I am not a Philip Roth fan, but I recently read “I Married a Communist” — partly because the subject is similar to something I am writing myself, partly because my Significant Other has been reading a lot of Roth lately, and he wanted to discuss this one.
If it hadn’t been an assignment, I would never have finished reading the novel. First of all, it’s almost a classic example of “telling” not “showing” — most of the story is told in chapter-long monologues, as one character, Murray, is telling the narrator, Nathan, the life story of Murray’s brother, Ira (the Communist of the title), who happened to have been Nathan’s hero for a couple of years of Nathan’s adolescence. The long monologues were very annoying to read, and I had to force myself to get past the first chapter. However, I slogged through it, with the following payoff: the last three pages not only explained the reason for this particular structure but also contained one of the most beautiful thoughts about death that I have ever read.
After Murray finishes reciting his long tale about Ira (over six nights, thus six chapters), Nathan stares up at the night sky and muses on the magic of listening to the tales told over the radio late at night when he and his brother were children. (Aha, Roth is trying to recreate that feeling of listening to the radio in the dark through words printed on the page. Sorry, I would never have known that if he didn’t tell me on page 300 whatever.)
But Nathan’s next memory really touched my heart. His grandfather died when he was very young, and he couldn’t understand where his grandfather had gone. So his mother took him outside, showed him the stars, and said that his grandfather was now one of those stars in the sky. And as now old Nathan stares up at the stars, the book ends: “You see with your own eyes the vast brain of time, a galaxy of fire set by no human hand. The stars are indispensable.”
This clicked with something I felt when I was 20. I was out on the lawn, lying on my back and looking into the deep black night sky, sparkling with stars. And I felt connected to the rest of the universe, to all those stars/suns out there, tiny insignificant little me, connected to those vast star/suns, with their own beings on planets like earth, and we were all part of some vast living cosmos that had existed long before I did and would exist long after I was gone.
It’s only a small step from that thought to the notion that we become stars, that we are all part of a vast universe that heeds our wishes, desires, needs not at all. We tell each other stories in the night to make meaning out of all the meaninglessness in the universe, and the universe will go on without us. I find this comforting. How about you?
Tags: death, meaning of life, Philip Roth, universe
August 7, 2008 at 5:24 pm |
What’s interesting about your reaction to the stars and night sky is that I have the exact opposite feeling — I don’t at all feel connected to the universe, but an extraordinarily small and extraneous part of it. I not only don’t think the stars are “indispensable”, I know I’m not either. I’m important only to those who will truly miss me, and they are very few…since by “miss me” I mean those whose lives will really be emotionally affected in a strong way by my absence, basically my very close relatives (now that my parents are dead, it comes down to children, grandchildren, and brothers), and that’s it. In another generation, I’ll be a vague and distant memory, and then maybe a picture in a scrapbook, if they still have scrapbooks.

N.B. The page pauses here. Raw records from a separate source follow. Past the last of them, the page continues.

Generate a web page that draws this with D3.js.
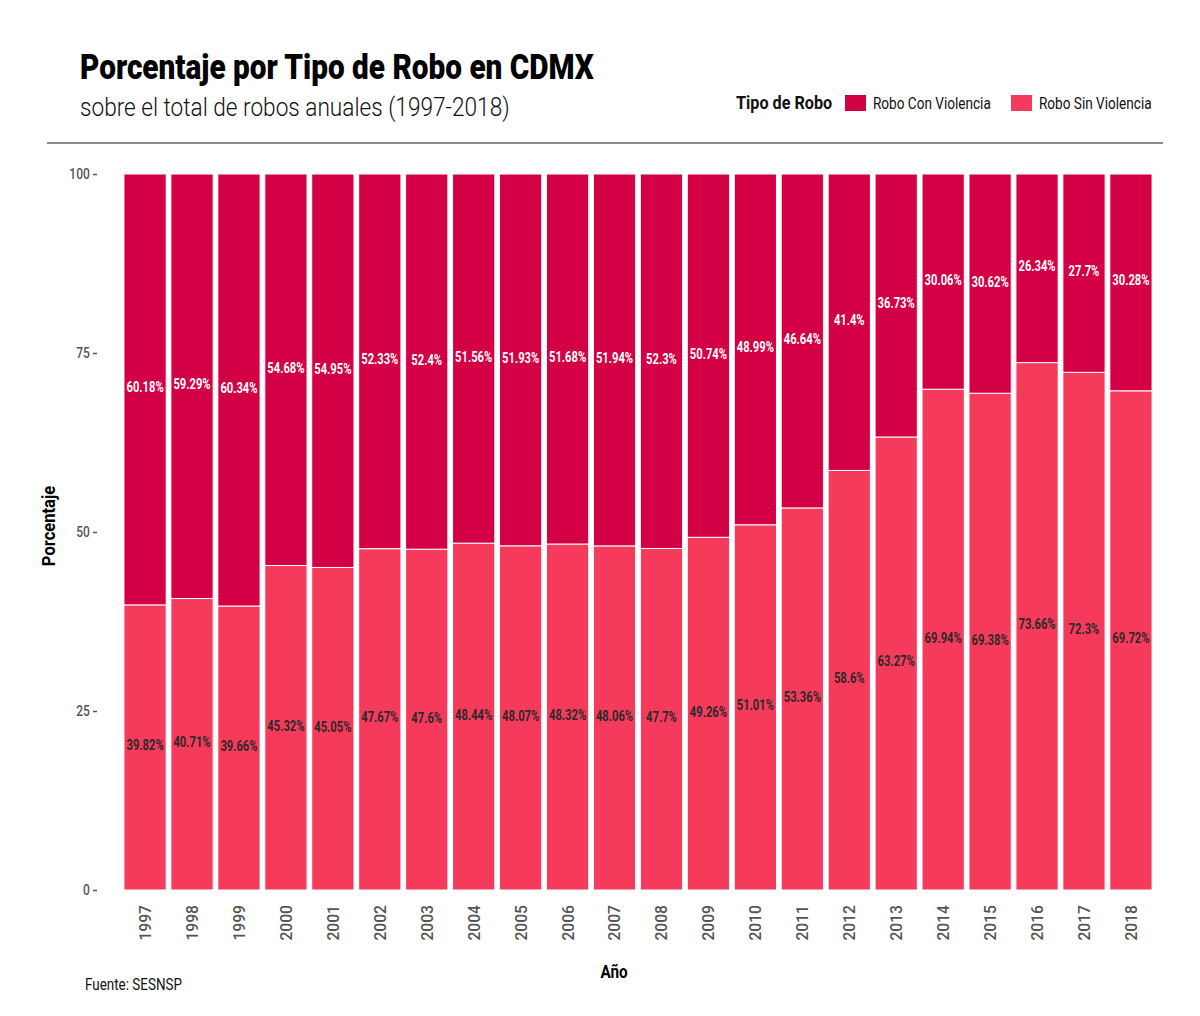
<!DOCTYPE html>
<html>
<head>
<meta charset="utf-8">
<script src="https://cdn.jsdelivr.net/npm/d3@7"></script>
<style>
  body { margin: 0; background: #fff; }
  text { font-family: "Roboto", "Liberation Sans", sans-serif; }
</style>
</head>
<body>
<svg id="chart" width="1200" height="1016"></svg>
<script>
var years = ["1997","1998","1999","2000","2001","2002","2003","2004","2005","2006","2007","2008","2009","2010","2011","2012","2013","2014","2015","2016","2017","2018"];
var conViolencia = [60.18, 59.29, 60.34, 54.68, 54.95, 52.33, 52.4, 51.56, 51.93, 51.68, 51.94, 52.3, 50.74, 48.99, 46.64, 41.4, 36.73, 30.06, 30.62, 26.34, 27.7, 30.28];
var sinViolencia = [39.82, 40.71, 39.66, 45.32, 45.05, 47.67, 47.6, 48.44, 48.07, 48.32, 48.06, 47.7, 49.26, 51.01, 53.36, 58.6, 63.27, 69.94, 69.38, 73.66, 72.3, 69.72];
var yTicks = [0, 25, 50, 75, 100];
var seriesNames = ["Robo Con Violencia", "Robo Sin Violencia"];
var colors = ["#d40045", "#f63a5b"];

var SX = 0.8; // squeeze text horizontally to look like a condensed face

var svg = d3.select("#chart");

function label(str, x, y, size, weight, fill, anchor, rot, sx) {
  return svg.append("text")
    .attr("transform", "translate(" + x + "," + y + ")" + (rot ? " rotate(" + rot + ")" : "") + " scale(" + (sx || SX) + ",1)")
    .attr("text-anchor", anchor || "start")
    .style("font-size", size + "px")
    .style("font-weight", weight || "normal")
    .attr("fill", fill || "#111")
    .text(str);
}

// title block
label("Porcentaje por Tipo de Robo en CDMX", 80, 79, 35, "900", "#000", "start", 0, 0.85);
label("sobre el total de robos anuales (1997-2018)", 80, 116, 26, "300", "#111", "start", 0, 0.87);
svg.append("line").attr("x1", 47).attr("x2", 1163).attr("y1", 143).attr("y2", 143)
  .attr("stroke", "#666").attr("stroke-width", 1.5);

// legend
label("Tipo de Robo", 736, 109, 18, "bold", "#111", "start", 0, 0.9);
var legendX = [845, 1011];
seriesNames.forEach(function (name, i) {
  svg.append("rect").attr("x", legendX[i]).attr("y", 95).attr("width", 21).attr("height", 16)
    .attr("fill", colors[i]);
  label(name, legendX[i] + 28, 109, 16, "normal", "#111", "start", 0, 0.85);
});

var x = d3.scaleBand().domain(years).range([123, 1153]).paddingInner(0.1).paddingOuter(0.02);
var y = d3.scaleLinear().domain([0, 100]).range([890, 174]);

var rows = years.map(function (yr, i) {
  return { year: yr, sin: sinViolencia[i], con: conViolencia[i] };
});
var stacked = d3.stack().keys(["sin", "con"])(rows);

var layers = svg.append("g").selectAll("g").data(stacked).join("g")
  .attr("fill", function (d, i) { return colors[1 - i]; });

layers.selectAll("rect").data(function (d) { return d; }).join("rect")
  .attr("x", function (d) { return x(d.data.year); })
  .attr("y", function (d) { return y(d[1]); })
  .attr("width", x.bandwidth())
  .attr("height", function (d) { return y(d[0]) - y(d[1]); })
  .attr("stroke", "#fff").attr("stroke-width", 1);

// value labels in the middle of each segment
stacked.forEach(function (layer, li) {
  var vals = li === 1 ? conViolencia : sinViolencia;
  layer.forEach(function (d, i) {
    label(vals[i] + "%", x(d.data.year) + x.bandwidth() / 2, y((d[0] + d[1]) / 2) + 3,
      14, "bold", li === 1 ? "#fff" : "#2a2a2a", "middle");
  });
});

// y axis
var yAxis = d3.axisLeft(y).tickValues(yTicks).tickSize(4).tickPadding(5);
var gy = svg.append("g").attr("transform", "translate(97,0)").call(yAxis);
gy.select(".domain").remove();
gy.selectAll("line").attr("stroke", "#555").attr("stroke-width", 1.5);
gy.selectAll("text").attr("fill", "#555").style("font-size", "15px").style("font-weight", "500")
  .style("font-family", null).attr("transform", "scale(" + SX + ",1)");

// x axis
var xAxis = d3.axisBottom(x).tickSize(0).tickPadding(0);
var gx = svg.append("g").attr("transform", "translate(0,890)").call(xAxis);
gx.select(".domain").remove();
gx.selectAll("text")
  .attr("transform", "rotate(-90) scale(0.92,1)")
  .attr("x", -15 / 0.92).attr("y", 0).attr("dy", "0.35em")
  .attr("text-anchor", "end")
  .attr("fill", "#555").style("font-size", "17px").style("font-weight", "500")
  .style("font-family", null);

// axis titles
label("Porcentaje", 55, 526, 18, "bold", "#000", "middle", -90, 0.92);
label("Año", 614, 978, 18, "bold", "#000", "middle", 0, 0.85);

label("Fuente: SESNSP", 85, 990, 16, "normal", "#111", "start", 0, 0.84);
</script>
</body>
</html>
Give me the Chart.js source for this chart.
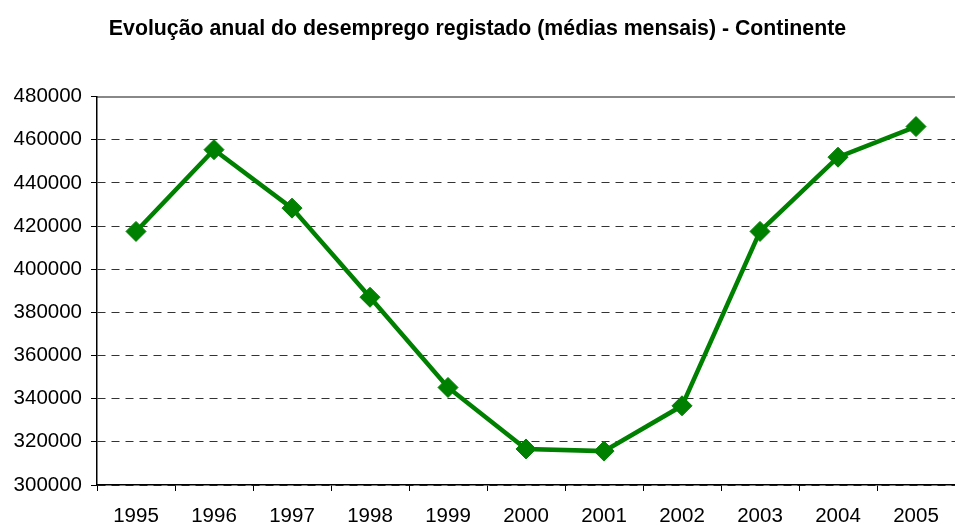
<!DOCTYPE html>
<html>
<head>
<meta charset="utf-8">
<script src="https://cdn.jsdelivr.net/npm/chart.js@4"></script>
<style>
  html, body { margin: 0; padding: 0; background: #fff; }
  #wrap { width: 955px; height: 525px; }
</style>
</head>
<body>
<div id="wrap"><canvas id="chart"></canvas></div>
<script>
const years = ['1995', '1996', '1997', '1998', '1999', '2000', '2001', '2002', '2003', '2004', '2005'];
const unemployed = [417500, 455400, 428300, 387000, 345200, 316700, 315700, 336700, 417500, 451900, 466100];
const yTicks = [300000, 320000, 340000, 360000, 380000, 400000, 420000, 440000, 460000, 480000];

const green = '#008000';
const font = 'Arial, "Liberation Sans", sans-serif';

const noSidePadding = (scale) => {
  scale.paddingLeft = 0;
  scale.paddingRight = 0;
};

new Chart(document.getElementById('chart'), {
  type: 'line',
  data: {
    labels: years,
    datasets: [{
      data: unemployed,
      borderColor: green,
      backgroundColor: green,
      borderWidth: 4.5,
      pointStyle: 'rectRot',
      pointRadius: 10,
      pointHoverRadius: 10,
      pointBorderWidth: 1,
      tension: 0,
    }],
  },
  options: {
    responsive: true,
    maintainAspectRatio: false,
    animation: false,
    layout: { padding: 0, autoPadding: false },
    plugins: {
      legend: { display: false },
      tooltip: { enabled: false },
      title: {
        display: true,
        text: 'Evolução anual do desemprego registado (médias mensais) - Continente',
        color: '#000',
        font: { family: font, size: 21.3, weight: 'bold' },
        padding: { top: 16, bottom: 55 },
      },
    },
    scales: {
      x: {
        offset: true,
        grid: {
          offset: true,
          drawOnChartArea: false,
          drawTicks: true,
          tickLength: 6,
          color: '#000',
        },
        border: { color: '#000', width: 1.5 },
        ticks: {
          color: '#000',
          padding: 13,
          maxRotation: 0,
          font: { family: font, size: 20.5 },
        },
        afterFit: (scale) => {
          scale.height = 40;
          noSidePadding(scale);
        },
      },
      x2: {
        position: 'top',
        type: 'category',
        labels: years,
        grid: { display: false },
        ticks: { display: false },
        border: { color: '#888', width: 2 },
        afterFit: (scale) => {
          scale.height = 0;
          noSidePadding(scale);
        },
      },
      y: {
        min: 300000,
        max: 480000,
        afterBuildTicks: (scale) => {
          scale.ticks = yTicks.map((v) => ({ value: v }));
        },
        grid: {
          color: (ctx) => (ctx.tick && ctx.tick.value === 480000 ? 'rgba(0,0,0,0)' : '#333'),
          lineWidth: 1,
          tickLength: 6,
          tickColor: '#000',
        },
        border: { color: '#000', width: 1.5, dash: [8, 6] },
        ticks: {
          color: '#000',
          padding: 9,
          font: { family: font, size: 20.5 },
          callback: (v) => String(v),
        },
        afterFit: (scale) => { scale.width = 97; },
      },
    },
  },
});
</script>
</body>
</html>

And the idea that the universe will go on without us isn’t even slightly comforting to me — not that I don’t want it to, I do, but to me it’s not a comfort if I can’t be there to be part of it. The connection with nature idea strikes me as very Wordworthian (do you know Wordsworth’s Lucy Gray poems?). Yes, I’m going to devolve into atoms that float around somewhere doing God-knows-what, but what does that do for me?
As for our tendency to “make meaning out of all the meaninglessness in the universe”, yes, I think about that all the time, but I see it as two-edged: when it’s done well, that human ability can be beautiful and even noble, but as an everyday process, it often leads to the basest and most arrogant deception and self-deception.
I guess I’m an old crank, as I’d suspected. I love nature (see Vancouver entry) but I don’t get existential consolation from it.
August 7, 2008 at 10:36 pm |
It is interesting that we feel so differently about this. I don’t know why I felt so connected when I was 20, instead of insignificant. Maybe it just had something to do with its being a beautifully warm June night with the faint scent of evergreens nearby and heavy aroma of roses further on and thick grass that I could lie on my back on and lose myself in that star-studded sky. (I will check out those Wordsworth poems.) Now I think I appreciate that feeling because it takes the pressure off me to change the world. (Some shrink I went to early on told me I had an omnipotence complex — I felt responsible for EVERYTHING.) If I’m just a tiny part of a huge cosmos, then I can’t possibly be responsible for everything.
I do agree with you, though, about the two-edged nature of making meaning. Religions are just some of those attempts to make meaning, and most of those stories are pretty meaningless to me, especially when each one tries to claim, from its very parochial stance, that it’s the only true story.